I realize I have been posting on this for yonks without ever showing you my pair of little troublemakers! So I guess I should put a set a quills to all the questions I ask on behalf of them !
Pindsvin is a champagne snowflake (so I have been told) and I have had him since six weeks old(he's 1 year and 2 weeks old now.) He's my little spoiled boy. He isn't happy until he is snuggled up to me or chewing on my hair  He can be cheeky and will give you a nip if he doesn't like what you are doing, but he purrs like a motor when he gets his way. He found out how to purr at 9 weeks old and purred for a week solid :lol: He pretty much comes with me everywhere I go, and his best friend is my best friends rabbit->Duracell. (He tries to burrow into Duracell cause his fur is so soft)

Cindaquil couldn't be more different. She's salt and pepper(I think->her quills are still not perfectly clean so it's a bit hard to see.) When we got her we didn't think she would make it, she was covered in mites, missing most of her fur from her skirt area, ears that didnt look like ears they were so tattered and she was filthy. She wouldn't uncurl, she was really upset by any movement and was really underweight. She tried to hibernate the day we got her too and refused to eat or drink. We got her when she was about 10 and a half weeks. She's new nearly 14 weeks old and her transformation is dramatic ^.^ She's put on weight since fixing her diet to a food she likes and her fur is growing back, she's been treated for mites and her ears are so much better! Her personality has started to shine through and she loves the dog->the first time she uncurled was to say hi to the dog, and after that she didn't look back. She loves to run around the sitting room while we watch tv and torments the poor dog by following her around the house ^.^ When she gets tired she'll come over and have a nap in my lap now too  Although she's still very hissy in the morning.


----------



## Dee (Jan 9, 2010)

And some pics of Cindaquil. She moves so much that I can only get her pictures of her sleeping -> all she does is run


----------



## bugster (Aug 18, 2012)

Poor Cindaquil, it's good shes getting better! They are cuties, I love their colors.


----------



## Dee (Jan 9, 2010)

Thank you  I know, when I saw her I couldn't leave her behind, but she doesn't seem phased by it at all. She's a little troublemaker now, and I'm only useful as her moving climbing frame made of warm :lol:


----------



## LarryT (May 12, 2009)

They are adorable!  So happy you saved Cindaquil and that's she doing so much better.


----------



## momIImany (Oct 14, 2012)

Wow, I love Cindaquil's unique coloring. I've never seen such a chocolate coloring before.


----------



## Dee (Jan 9, 2010)

Thanks ^.^ She's completely taken over my life, it's really hard to tell her colouring because of the dirt she has on her. Some quills are black, some are white some are brown, some are banded,some aren't and some are still covered in gunk! She's my little Chameleon :lol: 
Pindsvin started out totally champagne and has been slowly loosing his quills and replacing them with white ones as he has gotten older. Little weirdo


----------



## shetland (Sep 2, 2008)

I don't know how I missed these pictures. They are both adorable. Pindsvin is so sweet and innocent n the picture with the camera! Cindaquil is gorgeous with those mahogany quills! However, I guess they are not so innocent as you point out that they are little troublemakers!!!! Haaaaaaaaaaa


----------



## alexvdl (Dec 19, 2012)

You've hard her for a month and she still has dirt on her quills? Is there something preventing you from bathing her?


----------



## Dee (Jan 9, 2010)

alexvdl said:


> You've hard her for a month and she still has dirt on her quills? Is there something preventing you from bathing her?

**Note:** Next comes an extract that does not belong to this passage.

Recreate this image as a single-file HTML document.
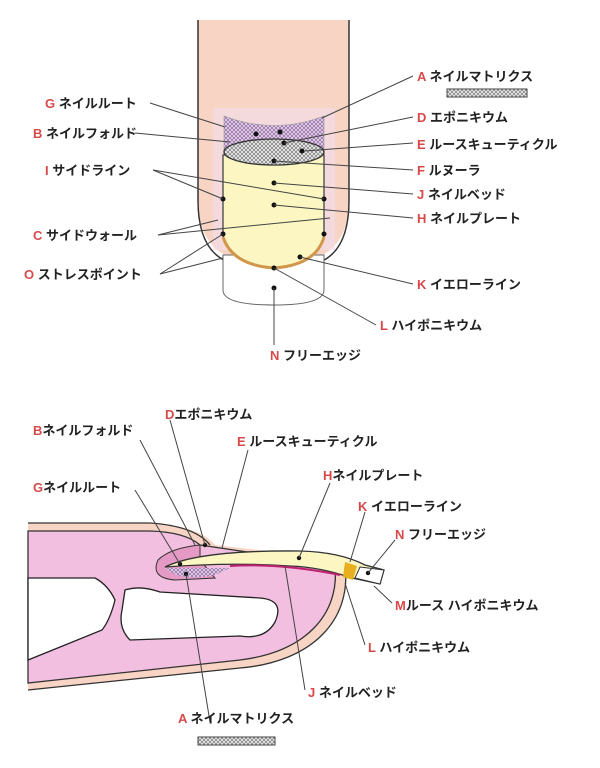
<!DOCTYPE html>
<html><head><meta charset="utf-8"><style>
html,body{margin:0;padding:0;background:#fff;}
svg{display:block}
text{font-family:"Liberation Sans","Noto Sans CJK JP",sans-serif;font-size:13px;fill:#222;font-weight:bold}
tspan.r{fill:#d84a4a}
</style></head><body>
<svg width="600" height="768" viewBox="0 0 600 768" xmlns="http://www.w3.org/2000/svg">
<defs>
<pattern id="h" width="4" height="4" patternUnits="userSpaceOnUse"><rect width="4" height="4" fill="#eee"/><path d="M0 4L4 0M0 0L4 4" stroke="#777" stroke-width="0.7"/></pattern>
<pattern id="hp" width="4" height="4" patternUnits="userSpaceOnUse"><rect width="4" height="4" fill="#e9d2ee"/><path d="M0 4L4 0M0 0L4 4" stroke="#8a6a9a" stroke-width="0.7"/></pattern>
</defs>
<!-- TOP finger -->
<path d="M198 20 L349 20 L349 200 Q349 255 300 262 L248 262 Q198 255 198 200 Z" fill="#f8d4c4"/>
<path d="M198 20 L198 200 Q198 250 228 262" fill="none" stroke="#333" stroke-width="1.5"/>
<path d="M349 20 L349 200 Q349 250 320 262" fill="none" stroke="#333" stroke-width="1.5"/>
<path d="M213 108 L335 108 L335 250 L213 250Z" fill="#f3dde8" opacity="0.7"/>
<path d="M224 116 Q274 135 324 116 L324 155 L224 155Z" fill="url(#hp)" stroke="#999" stroke-width="0.6"/>
<path d="M223 290 L223 255 L324 255 L324 290 Q324 305 274 305 Q223 305 223 290Z" fill="#fff" stroke="#666" stroke-width="1"/>
<path d="M223 155 L223 235 Q230 265 274 268 Q318 265 324 235 L324 155 Z" fill="#fbf6c2" stroke="#444" stroke-width="1.3"/>
<path d="M223 237 Q232 265 274 268 Q316 265 324 237" fill="none" stroke="#d0964a" stroke-width="3"/>
<ellipse cx="274" cy="152" rx="50" ry="13" fill="url(#h)" stroke="#333" stroke-width="1.3"/>
<g fill="#111"><circle cx="256" cy="134" r="2.5"/><circle cx="280" cy="132" r="2.5"/><circle cx="284" cy="143" r="2.5"/><circle cx="302" cy="151" r="2.5"/><circle cx="274" cy="161" r="2.5"/><circle cx="274" cy="183" r="2.5"/><circle cx="274" cy="205" r="2.5"/><circle cx="223" cy="199" r="2.5"/><circle cx="324" cy="199" r="2.5"/><circle cx="223" cy="234" r="2.5"/><circle cx="324" cy="234" r="2.5"/><circle cx="300" cy="257" r="2.5"/><circle cx="274" cy="268" r="2.5"/><circle cx="274" cy="288" r="2.5"/></g>
<g stroke="#444" stroke-width="1" fill="none">
<path d="M150 103 L225 127"/><path d="M135 133 L230 142"/><path d="M413 76 L322 118"/><path d="M413 117 L284 143"/><path d="M413 143 L305 151"/><path d="M413 170 L274 161"/><path d="M413 194 L274 183"/><path d="M413 218 L274 205"/>
<path d="M153 170 L223 199"/><path d="M153 170 L324 199"/><path d="M158 235 L218 220"/><path d="M158 235 L330 218"/>
<path d="M160 274 L223 234"/><path d="M160 274 L223 258"/><path d="M413 284 L300 257"/><path d="M376 325 L274 268"/><path d="M274 288 L274 345"/>
</g>
<rect x="447" y="89" width="80" height="8" fill="url(#h)" stroke="#444" stroke-width="1"/>
<text x="417" y="81"><tspan class="r">A</tspan> ネイルマトリクス</text>
<text x="45" y="108"><tspan class="r">G</tspan> ネイルルート</text>
<text x="417" y="122"><tspan class="r">D</tspan> エポニキウム</text>
<text x="33" y="138"><tspan class="r">B</tspan> ネイルフォルド</text>
<text x="417" y="149"><tspan class="r">E</tspan> ルースキューティクル</text>
<text x="45" y="175"><tspan class="r">I</tspan> サイドライン</text>
<text x="417" y="175"><tspan class="r">F</tspan> ルヌーラ</text>
<text x="417" y="199"><tspan class="r">J</tspan> ネイルベッド</text>
<text x="417" y="223"><tspan class="r">H</tspan> ネイルプレート</text>
<text x="33" y="240"><tspan class="r">C</tspan> サイドウォール</text>
<text x="24" y="279"><tspan class="r">O</tspan> ストレスポイント</text>
<text x="417" y="289"><tspan class="r">K</tspan> イエローライン</text>
<text x="380" y="330"><tspan class="r">L</tspan> ハイポニキウム</text>
<text x="270" y="360"><tspan class="r">N</tspan> フリーエッジ</text>
<!-- BOTTOM -->
<path d="M28 523 L150 523 Q200 526 215 545 L345 560 C352 620 312 662 240 668 L28 690 Z" fill="#f8d4c4"/>
<path d="M28 531 L150 531 Q185 532 200 545 L335 565 C340 615 305 652 240 660 L28 683 Z" fill="#f2bfe0" stroke="#333" stroke-width="1.3"/>
<path d="M28 523 L150 523 Q195 526 210 545" fill="none" stroke="#333" stroke-width="1.3"/>
<path d="M28 690 L240 668 C312 662 352 620 345 565" fill="none" stroke="#333" stroke-width="1.3"/>
<path d="M200 545 Q170 548 158 560 Q150 578 175 580 L215 578 L200 560Z" fill="#e49ac4" stroke="#333" stroke-width="1"/>
<path d="M165 568 Q180 582 215 575 L230 568Z" fill="url(#hp)"/>
<path d="M28 578 L95 578 Q108 585 115 600 Q110 620 102 630 L28 660Z" fill="#fff" stroke="#222" stroke-width="1.3"/>
<path d="M125 590 Q140 585 160 592 L260 598 Q285 600 275 622 Q265 640 240 636 L130 640 Q118 628 122 610Z" fill="#fff" stroke="#222" stroke-width="1.3"/>
<path d="M165 567 Q200 550 300 551 Q340 552 365 565 L384 570 L380 584 L352 578 Q320 567 290 566 Q230 562 165 567Z" fill="#fbf6c2" stroke="#333" stroke-width="1.3"/>
<path d="M345 562 L357 566 L353 580 L343 577Z" fill="#e8b020"/>
<path d="M360 567 L384 570 L380 584 L355 578Z" fill="#fff" stroke="#333" stroke-width="1"/>
<path d="M230 566 Q280 563 340 575" fill="none" stroke="#c02070" stroke-width="2"/>
<g fill="#111"><circle cx="180" cy="564" r="2.2"/><circle cx="186" cy="574" r="2.2"/><circle cx="205" cy="545" r="2.2"/><circle cx="299" cy="558" r="2.2"/><circle cx="368" cy="573" r="2.2"/></g>
<g stroke="#444" stroke-width="1" fill="none">
<path d="M140 440 L195 545"/><path d="M170 420 L205 545"/><path d="M248 450 L222 548"/><path d="M135 490 L180 564"/><path d="M330 483 L299 558"/><path d="M365 512 L350 562"/><path d="M395 540 L368 573"/><path d="M392 603 L374 586"/><path d="M365 645 L345 583"/><path d="M305 690 L285 566"/><path d="M210 722 L186 574"/>
</g>
<rect x="198" y="737" width="77" height="8" fill="url(#h)" stroke="#444" stroke-width="1"/>
<text x="33" y="435"><tspan class="r">B</tspan>ネイルフォルド</text>
<text x="165" y="419"><tspan class="r">D</tspan>エポニキウム</text>
<text x="237" y="446"><tspan class="r">E</tspan> ルースキューティクル</text>
<text x="33" y="492"><tspan class="r">G</tspan>ネイルルート</text>
<text x="323" y="480"><tspan class="r">H</tspan>ネイルプレート</text>
<text x="358" y="511"><tspan class="r">K</tspan> イエローライン</text>
<text x="395" y="539"><tspan class="r">N</tspan> フリーエッジ</text>
<text x="395" y="610"><tspan class="r">M</tspan>ルース ハイポニキウム</text>
<text x="368" y="652"><tspan class="r">L</tspan> ハイポニキウム</text>
<text x="308" y="697"><tspan class="r">J</tspan> ネイルベッド</text>
<text x="178" y="723"><tspan class="r">A</tspan> ネイルマトリクス</text>
</svg>
</body></html>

We'll when I got her she kept trying to hibernate from stress, so it didn't seem like a good idea then, but I have washed her, twice. She hates the water, and not to mention that the stuff on her quills is caked on. There is none on her skin that could be causing irritation, and she was going through her last quilling, so I felt scrubbing at her with a brush would just be pure intrusive and unfair on her. Also it has been snowing here, and even though her cage and my house are both warm it always puts me off washing an animal because I'm afraid of chills.

The only thing the dirt does is annoy me aesthetically cause I don't like her being dirty, but other than that she doesn't care, her face, ears and skin are clean and I figure that's the most important part.

And I am planning on giving her a bath this weekend, so hopefully I'll finally figure her out


----------



## Dee (Jan 9, 2010)

shetland said:


> They are both adorable. Pindsvin is so sweet and innocent n the picture with the camera! Cindaquil is gorgeous with those mahogany quills! However, I guess they are not so innocent as you point out that they are little troublemakers!!!! Haaaaaaaaaaa


Thank you ^.^ I love that picture of him, he loves his camera, it's one of his favourite things to play with :lol:


----------